*Stated task:* Return all lines with the word "this" in them.

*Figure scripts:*
=======

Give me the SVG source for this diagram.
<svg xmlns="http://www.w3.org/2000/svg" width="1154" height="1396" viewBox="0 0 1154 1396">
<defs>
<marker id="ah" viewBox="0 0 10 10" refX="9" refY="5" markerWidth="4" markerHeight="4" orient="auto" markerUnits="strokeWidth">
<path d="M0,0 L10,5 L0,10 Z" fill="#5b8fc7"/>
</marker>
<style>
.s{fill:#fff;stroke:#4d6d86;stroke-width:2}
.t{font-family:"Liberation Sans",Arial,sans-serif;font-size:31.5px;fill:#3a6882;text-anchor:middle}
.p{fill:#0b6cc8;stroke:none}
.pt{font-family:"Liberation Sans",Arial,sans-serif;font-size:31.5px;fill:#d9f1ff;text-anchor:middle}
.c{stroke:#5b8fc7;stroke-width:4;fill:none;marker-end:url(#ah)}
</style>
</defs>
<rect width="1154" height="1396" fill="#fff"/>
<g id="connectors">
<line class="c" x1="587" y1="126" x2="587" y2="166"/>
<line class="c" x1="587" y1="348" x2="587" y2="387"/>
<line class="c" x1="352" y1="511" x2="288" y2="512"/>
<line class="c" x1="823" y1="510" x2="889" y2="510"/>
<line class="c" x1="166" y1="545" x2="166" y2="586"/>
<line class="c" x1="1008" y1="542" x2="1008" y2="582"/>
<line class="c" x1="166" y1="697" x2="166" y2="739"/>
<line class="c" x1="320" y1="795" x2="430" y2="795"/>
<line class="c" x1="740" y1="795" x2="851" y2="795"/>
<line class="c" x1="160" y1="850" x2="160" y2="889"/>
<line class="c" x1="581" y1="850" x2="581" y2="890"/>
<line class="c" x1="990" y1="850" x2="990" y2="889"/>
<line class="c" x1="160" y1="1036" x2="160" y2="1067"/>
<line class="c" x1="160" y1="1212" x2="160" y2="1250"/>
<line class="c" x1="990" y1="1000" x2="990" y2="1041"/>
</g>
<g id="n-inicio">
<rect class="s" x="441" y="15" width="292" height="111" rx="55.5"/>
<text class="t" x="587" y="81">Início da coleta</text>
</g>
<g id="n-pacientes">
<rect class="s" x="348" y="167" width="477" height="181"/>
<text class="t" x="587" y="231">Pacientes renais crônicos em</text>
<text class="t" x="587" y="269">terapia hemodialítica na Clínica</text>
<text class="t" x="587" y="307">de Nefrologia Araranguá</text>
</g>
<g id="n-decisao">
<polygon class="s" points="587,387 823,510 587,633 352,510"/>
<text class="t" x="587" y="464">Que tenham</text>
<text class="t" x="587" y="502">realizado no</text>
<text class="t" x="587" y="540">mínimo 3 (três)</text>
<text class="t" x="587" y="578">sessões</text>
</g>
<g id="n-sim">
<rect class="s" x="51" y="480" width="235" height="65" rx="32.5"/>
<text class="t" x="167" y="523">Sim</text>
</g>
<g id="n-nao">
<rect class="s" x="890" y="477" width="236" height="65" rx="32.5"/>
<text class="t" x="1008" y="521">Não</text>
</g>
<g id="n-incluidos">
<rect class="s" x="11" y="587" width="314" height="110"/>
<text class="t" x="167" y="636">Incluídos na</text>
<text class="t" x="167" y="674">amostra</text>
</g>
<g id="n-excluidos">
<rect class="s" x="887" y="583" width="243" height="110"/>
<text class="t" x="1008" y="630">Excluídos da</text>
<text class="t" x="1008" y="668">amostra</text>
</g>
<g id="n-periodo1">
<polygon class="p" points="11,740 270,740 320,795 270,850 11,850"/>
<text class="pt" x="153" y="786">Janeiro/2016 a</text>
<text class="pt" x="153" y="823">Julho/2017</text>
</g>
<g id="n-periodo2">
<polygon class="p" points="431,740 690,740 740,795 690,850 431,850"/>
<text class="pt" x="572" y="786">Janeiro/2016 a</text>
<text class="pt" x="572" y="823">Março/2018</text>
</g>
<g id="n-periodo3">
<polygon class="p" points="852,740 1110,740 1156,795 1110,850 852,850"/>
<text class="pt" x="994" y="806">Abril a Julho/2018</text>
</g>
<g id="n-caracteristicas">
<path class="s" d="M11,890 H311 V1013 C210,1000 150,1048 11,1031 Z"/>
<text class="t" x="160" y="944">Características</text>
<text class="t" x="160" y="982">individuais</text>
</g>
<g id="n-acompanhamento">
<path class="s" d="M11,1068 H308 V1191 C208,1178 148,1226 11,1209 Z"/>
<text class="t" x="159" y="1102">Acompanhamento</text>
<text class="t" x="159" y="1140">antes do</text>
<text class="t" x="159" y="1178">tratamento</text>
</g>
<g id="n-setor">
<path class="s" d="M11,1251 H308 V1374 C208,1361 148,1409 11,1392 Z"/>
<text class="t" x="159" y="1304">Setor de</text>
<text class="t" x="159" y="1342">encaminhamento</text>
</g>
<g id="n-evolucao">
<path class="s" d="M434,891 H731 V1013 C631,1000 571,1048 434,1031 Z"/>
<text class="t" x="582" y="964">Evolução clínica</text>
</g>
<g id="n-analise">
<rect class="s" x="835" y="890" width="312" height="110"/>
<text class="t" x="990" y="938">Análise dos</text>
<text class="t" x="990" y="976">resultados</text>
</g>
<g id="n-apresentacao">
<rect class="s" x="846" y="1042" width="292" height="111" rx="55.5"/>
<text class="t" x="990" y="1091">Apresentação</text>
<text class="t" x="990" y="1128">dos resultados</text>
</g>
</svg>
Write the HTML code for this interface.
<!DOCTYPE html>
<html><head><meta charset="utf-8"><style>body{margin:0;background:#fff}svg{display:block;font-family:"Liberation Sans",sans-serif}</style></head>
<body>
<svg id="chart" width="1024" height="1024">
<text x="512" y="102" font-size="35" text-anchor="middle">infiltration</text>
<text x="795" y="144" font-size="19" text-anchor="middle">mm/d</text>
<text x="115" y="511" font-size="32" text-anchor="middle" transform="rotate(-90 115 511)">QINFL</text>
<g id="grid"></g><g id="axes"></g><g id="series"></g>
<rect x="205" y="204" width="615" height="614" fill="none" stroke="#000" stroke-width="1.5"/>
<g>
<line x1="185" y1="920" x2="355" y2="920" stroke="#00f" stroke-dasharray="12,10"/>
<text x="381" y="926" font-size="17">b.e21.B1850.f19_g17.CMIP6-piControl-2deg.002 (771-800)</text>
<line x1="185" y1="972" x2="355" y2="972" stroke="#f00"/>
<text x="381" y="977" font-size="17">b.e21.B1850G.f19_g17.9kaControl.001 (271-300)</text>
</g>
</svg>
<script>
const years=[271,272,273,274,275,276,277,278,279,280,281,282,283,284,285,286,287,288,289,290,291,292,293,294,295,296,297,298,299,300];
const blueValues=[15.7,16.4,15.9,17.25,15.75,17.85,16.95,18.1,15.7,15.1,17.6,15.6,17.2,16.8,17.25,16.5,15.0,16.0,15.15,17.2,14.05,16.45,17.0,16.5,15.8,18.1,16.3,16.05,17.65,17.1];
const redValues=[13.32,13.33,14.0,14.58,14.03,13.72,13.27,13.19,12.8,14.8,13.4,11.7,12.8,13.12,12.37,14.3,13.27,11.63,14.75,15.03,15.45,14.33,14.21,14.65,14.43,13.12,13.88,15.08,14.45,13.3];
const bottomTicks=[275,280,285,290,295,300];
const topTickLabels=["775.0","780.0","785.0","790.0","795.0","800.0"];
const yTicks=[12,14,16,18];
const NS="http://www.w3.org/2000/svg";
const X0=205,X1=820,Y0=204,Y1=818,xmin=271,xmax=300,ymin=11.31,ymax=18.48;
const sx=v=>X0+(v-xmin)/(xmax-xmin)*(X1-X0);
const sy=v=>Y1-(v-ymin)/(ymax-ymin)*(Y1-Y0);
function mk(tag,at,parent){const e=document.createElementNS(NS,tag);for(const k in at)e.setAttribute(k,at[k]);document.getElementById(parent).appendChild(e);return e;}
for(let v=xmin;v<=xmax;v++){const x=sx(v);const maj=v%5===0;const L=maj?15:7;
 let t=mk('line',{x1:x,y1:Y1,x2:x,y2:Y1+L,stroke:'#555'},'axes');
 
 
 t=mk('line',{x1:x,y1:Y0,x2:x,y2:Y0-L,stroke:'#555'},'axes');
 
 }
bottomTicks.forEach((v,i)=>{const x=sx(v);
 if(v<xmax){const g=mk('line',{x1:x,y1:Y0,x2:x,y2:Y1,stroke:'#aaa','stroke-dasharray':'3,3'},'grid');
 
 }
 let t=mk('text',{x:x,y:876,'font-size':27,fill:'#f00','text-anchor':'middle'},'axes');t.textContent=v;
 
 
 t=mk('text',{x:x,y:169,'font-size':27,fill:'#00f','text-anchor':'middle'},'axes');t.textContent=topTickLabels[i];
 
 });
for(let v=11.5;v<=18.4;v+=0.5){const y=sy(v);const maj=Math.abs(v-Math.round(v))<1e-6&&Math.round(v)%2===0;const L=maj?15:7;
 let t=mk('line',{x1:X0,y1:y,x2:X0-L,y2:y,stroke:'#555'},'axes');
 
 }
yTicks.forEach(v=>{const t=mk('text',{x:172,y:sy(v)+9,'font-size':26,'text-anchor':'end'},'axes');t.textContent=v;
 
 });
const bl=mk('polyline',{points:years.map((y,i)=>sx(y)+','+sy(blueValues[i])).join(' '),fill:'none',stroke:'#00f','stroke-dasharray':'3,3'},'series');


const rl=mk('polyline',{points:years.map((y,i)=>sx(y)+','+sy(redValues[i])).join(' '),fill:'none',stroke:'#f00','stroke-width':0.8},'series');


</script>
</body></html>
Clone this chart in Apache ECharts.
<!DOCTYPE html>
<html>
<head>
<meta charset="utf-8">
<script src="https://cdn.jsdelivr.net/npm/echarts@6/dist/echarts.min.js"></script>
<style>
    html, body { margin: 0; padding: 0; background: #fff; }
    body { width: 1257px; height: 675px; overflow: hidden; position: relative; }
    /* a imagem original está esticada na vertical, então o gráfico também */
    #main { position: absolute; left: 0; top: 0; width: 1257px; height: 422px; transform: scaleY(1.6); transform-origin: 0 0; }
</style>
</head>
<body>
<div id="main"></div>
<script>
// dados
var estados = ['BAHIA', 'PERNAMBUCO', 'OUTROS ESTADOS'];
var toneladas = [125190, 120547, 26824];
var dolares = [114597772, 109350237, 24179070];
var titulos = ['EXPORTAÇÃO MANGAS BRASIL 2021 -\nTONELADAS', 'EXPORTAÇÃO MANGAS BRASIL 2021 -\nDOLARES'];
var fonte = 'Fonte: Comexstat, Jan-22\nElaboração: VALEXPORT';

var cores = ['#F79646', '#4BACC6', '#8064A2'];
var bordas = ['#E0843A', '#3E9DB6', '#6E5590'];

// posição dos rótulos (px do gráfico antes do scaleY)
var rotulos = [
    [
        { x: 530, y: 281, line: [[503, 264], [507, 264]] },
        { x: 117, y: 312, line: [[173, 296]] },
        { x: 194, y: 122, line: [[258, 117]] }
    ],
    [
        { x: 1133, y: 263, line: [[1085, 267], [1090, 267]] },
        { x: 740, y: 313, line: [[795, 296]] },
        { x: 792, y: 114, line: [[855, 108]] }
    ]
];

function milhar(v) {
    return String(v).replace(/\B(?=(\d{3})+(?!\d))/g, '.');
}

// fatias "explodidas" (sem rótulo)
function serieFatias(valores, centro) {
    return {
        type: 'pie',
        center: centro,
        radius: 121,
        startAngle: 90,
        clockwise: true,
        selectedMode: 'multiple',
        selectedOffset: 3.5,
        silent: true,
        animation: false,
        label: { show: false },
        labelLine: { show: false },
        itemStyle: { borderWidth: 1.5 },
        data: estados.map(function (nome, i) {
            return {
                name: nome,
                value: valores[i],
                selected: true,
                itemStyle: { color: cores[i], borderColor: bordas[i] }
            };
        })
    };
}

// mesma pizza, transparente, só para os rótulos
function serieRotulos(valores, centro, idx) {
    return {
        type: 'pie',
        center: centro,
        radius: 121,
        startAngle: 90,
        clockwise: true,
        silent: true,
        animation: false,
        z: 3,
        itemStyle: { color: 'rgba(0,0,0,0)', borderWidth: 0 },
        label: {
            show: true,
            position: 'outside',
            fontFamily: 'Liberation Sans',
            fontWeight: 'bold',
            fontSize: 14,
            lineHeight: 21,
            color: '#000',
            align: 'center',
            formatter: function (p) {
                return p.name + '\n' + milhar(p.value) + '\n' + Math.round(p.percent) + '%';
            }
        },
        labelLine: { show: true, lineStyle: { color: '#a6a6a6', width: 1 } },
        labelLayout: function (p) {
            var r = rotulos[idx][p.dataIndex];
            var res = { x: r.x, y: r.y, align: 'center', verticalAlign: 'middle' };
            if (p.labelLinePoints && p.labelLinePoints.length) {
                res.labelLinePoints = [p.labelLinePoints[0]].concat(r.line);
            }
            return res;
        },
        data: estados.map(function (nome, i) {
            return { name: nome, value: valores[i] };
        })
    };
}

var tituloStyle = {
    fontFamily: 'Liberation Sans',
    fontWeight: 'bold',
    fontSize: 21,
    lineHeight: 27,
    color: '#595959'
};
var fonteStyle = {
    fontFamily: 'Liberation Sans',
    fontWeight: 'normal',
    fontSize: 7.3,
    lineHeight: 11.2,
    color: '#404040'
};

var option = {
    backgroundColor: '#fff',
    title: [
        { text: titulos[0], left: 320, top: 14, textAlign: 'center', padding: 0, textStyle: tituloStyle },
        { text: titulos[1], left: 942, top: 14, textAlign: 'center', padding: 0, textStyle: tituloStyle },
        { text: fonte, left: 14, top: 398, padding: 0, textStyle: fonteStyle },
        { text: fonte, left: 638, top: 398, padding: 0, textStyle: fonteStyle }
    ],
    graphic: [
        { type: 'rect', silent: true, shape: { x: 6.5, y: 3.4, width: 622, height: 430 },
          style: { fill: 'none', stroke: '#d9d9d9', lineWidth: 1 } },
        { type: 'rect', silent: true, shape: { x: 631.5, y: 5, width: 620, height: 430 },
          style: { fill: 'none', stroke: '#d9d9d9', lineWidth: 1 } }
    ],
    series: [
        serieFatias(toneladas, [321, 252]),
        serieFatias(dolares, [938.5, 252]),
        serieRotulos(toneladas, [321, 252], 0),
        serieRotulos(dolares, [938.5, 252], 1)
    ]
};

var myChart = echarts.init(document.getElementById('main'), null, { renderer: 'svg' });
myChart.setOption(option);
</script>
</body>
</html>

=======

*Problem solution:*
Give me the SVG source for this diagram.
Write the HTML code for this interface.
Clone this chart in Apache ECharts.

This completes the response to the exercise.